While looking beyond its identity as capital of the Faroese fishing industry, Klaksvík continues to invest in harbor development to attract more calls from large trawlers, container ships, and cruise liners.
Often referred to as the ‘capital of the fishing industry’ for obvious reasons, Klaksvík, the Faroe Islands’ second-largest community, is looking to diversify its local economy through boosting entrepreneurship and attracting more port calls. Known as an energetic and industrious town, Klaksvík, with a population of about 5,000 as of today, was built on fishing and has boomed during periods of modernization of the Faroese fishing fleets throughout the 20th century.
“We are proud of our history and the fact that this town remains a major stronghold of the fishing industry,” said Mayor Jógvan Skorheim.
Mr. Skorheim, one of the youngest ever to become mayor of the Town of Klaksvík, took office on 1 January 2013 at the age of 30, following the 2012 municipal elections.
“It’s important that we respect and appreciate our business community for its past and present achievements,” he said. “That said, we need to look to the future as well. The times are changing and the number of staff needed in fishing is lower today compared to earlier. So we want to encourage entrepreneurship and business startups, whether directly linked to fishing or not.
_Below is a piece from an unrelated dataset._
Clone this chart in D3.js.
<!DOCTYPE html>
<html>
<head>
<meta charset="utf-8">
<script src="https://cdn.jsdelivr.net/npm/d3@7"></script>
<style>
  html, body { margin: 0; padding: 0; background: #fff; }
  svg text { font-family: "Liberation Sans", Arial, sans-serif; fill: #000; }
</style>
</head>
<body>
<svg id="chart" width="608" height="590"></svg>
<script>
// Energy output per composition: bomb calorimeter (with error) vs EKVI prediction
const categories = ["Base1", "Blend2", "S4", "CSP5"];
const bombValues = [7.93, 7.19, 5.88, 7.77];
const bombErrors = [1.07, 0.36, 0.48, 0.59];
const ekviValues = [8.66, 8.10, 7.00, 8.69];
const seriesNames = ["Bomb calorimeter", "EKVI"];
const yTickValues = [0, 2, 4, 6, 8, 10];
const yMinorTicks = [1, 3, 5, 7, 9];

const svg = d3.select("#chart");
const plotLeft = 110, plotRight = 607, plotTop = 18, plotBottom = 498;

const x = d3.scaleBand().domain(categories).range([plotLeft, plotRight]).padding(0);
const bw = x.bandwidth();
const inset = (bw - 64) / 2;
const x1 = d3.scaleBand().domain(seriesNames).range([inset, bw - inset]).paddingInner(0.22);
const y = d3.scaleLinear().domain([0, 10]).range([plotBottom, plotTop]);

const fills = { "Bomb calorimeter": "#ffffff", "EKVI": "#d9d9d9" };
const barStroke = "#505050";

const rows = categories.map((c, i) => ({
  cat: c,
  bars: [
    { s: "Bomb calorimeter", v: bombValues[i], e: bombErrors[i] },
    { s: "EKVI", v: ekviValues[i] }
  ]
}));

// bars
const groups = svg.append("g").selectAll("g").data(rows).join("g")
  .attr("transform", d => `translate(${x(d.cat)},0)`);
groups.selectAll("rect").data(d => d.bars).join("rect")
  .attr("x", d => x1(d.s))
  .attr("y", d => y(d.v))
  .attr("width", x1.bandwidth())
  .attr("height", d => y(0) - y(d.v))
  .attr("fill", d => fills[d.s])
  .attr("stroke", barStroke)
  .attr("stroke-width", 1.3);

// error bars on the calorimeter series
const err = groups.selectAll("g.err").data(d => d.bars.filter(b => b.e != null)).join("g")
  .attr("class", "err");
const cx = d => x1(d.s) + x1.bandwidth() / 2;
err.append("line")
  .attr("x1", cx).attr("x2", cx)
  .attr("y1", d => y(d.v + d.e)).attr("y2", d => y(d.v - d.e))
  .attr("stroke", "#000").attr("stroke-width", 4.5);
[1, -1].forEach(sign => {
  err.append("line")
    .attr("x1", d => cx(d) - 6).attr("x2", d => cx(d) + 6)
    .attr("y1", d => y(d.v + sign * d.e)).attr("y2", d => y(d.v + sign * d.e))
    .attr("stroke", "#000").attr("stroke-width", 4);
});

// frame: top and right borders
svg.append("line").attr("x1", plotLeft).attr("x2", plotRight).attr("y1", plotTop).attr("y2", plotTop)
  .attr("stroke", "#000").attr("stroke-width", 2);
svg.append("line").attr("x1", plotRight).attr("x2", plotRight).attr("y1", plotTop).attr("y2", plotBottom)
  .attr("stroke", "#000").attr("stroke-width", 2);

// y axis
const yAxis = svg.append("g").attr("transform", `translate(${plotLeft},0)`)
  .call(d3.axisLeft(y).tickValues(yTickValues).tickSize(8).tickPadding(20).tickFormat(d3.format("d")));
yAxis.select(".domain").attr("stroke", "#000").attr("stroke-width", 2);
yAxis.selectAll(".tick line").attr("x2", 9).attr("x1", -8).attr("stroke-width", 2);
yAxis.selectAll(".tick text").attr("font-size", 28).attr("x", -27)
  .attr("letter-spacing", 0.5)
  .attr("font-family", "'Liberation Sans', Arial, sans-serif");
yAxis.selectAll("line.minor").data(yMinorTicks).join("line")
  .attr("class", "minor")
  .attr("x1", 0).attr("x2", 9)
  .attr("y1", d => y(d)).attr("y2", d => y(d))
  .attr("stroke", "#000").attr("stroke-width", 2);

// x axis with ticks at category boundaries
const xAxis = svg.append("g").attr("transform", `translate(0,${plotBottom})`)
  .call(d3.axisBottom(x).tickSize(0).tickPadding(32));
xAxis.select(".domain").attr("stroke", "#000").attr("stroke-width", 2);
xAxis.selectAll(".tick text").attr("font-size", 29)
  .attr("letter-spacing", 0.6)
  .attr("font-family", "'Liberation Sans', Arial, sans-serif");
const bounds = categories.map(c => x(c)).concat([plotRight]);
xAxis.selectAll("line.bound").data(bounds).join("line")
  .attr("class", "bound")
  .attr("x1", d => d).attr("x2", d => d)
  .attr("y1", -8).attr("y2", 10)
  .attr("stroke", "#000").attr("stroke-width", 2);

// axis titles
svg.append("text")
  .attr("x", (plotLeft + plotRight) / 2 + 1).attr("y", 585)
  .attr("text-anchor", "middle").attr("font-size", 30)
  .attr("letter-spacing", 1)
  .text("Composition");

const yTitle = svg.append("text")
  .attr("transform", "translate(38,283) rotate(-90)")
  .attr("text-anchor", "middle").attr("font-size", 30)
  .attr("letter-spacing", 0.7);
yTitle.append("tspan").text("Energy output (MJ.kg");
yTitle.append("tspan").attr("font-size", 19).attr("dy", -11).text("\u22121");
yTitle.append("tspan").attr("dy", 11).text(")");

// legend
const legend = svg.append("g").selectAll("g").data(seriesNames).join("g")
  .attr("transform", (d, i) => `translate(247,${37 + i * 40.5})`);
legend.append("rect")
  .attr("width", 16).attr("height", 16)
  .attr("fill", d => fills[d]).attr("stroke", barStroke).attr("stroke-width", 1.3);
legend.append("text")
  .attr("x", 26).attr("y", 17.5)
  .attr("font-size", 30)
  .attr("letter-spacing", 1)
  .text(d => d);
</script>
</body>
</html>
We should also take into account that there are opportunities, for example, in merchant shipping as well as in the offshore energy sector.”
The mayor recently announced the establishment of a local business development fund, aimed at helping young entrepreneurs and innovators get their ventures off the ground.
“There is a lot of creative talent, skills and knowledge and some of it has to do with music and arts,” Mr. Skorheim said. “But perhaps most of the actual business ideas relate to seafood and shipping.”
Meanwhile the ongoing oil and gas exploration activities off the Faroe Islands are seen, at least in part, to explain why an increasing number of Faroese people choose to work in the offshore business, typically in Denmark, Norway, or Scotland.
An estimate one-tenth of the entire Faroese workforce are officers at sea, many of whom work on Faroese fishing vessels including quite a few Klaksvík-registered ones. Also many of these officers work abroad as navigators and captains, engineers and chiefs on international merchant ships.
Harbor development: Some of the leading Faroese fishing businesses, including JFK and Christian í Grótinum, are based in Klaksvík. To accommodate the needs of these as far as concerns transport infrastructure, as well as to attract more merchant vessels, the Port of Klaksvík has undergone significant development in recent years.
Notably, the 317-meter North Quay, with 12 m depth alongside, has become one of the busiest in the Faroes. It was built around the same time as Norðoyatunnilin, which opened in 2006, a 6.4-kilometer underwater tunnel that connects Klaksvík to the island of Eysturoy, the capital Tórshavn and Vagar Airport.
“We receive an increasing number of calls from large vessels, including trawlers, container vessels and cruise ships,” said harbormaster Meinhard Petersen.
While much of the container traffic is associated with the seafood trade, the rise of cruise tourism is a separate matter.
“The North Quay is one of the very best docks in the country when it comes to large vessels,” Mr. Petersen said. “This is part of what we tell shipowners and operators when we promote the Port of Klaksvík.”
Part of that promotion consists of participating at industry events such as international trade shows. Moreover a plan has been drafted to extend the North Quay, according to the port authority, the Town of Klaksvík.
“We hope to see more cruise ships,” Mr. Skorheim said. “We want to make sure our visitors are offered the best possible service. The North Quay needs some more docking space to make it more convenient for several large ships to berth at the same time. We are looking to lengthen it by 130 m.”
Several yearly events put Klaksvík squarely on the map as it celebrates fishing and the sea. One such event is Torradagar, several days of conferencing and informative activities that bring together movers and shakers in the fishing industry alongside public authorities, regulators, marine scientists and economists. Another one is Sjómannadagurin (Sailors’ Day), a highly popular, festive occasion for the public to highlight various aspects of fishing and life at sea. Then there is the Atlantic Fair, a trade show for suppliers to the fishing and maritime industries, held once every two years, with the next edition scheduled for May 2015.
“This town has much to celebrate,” Mr. Skorheim added.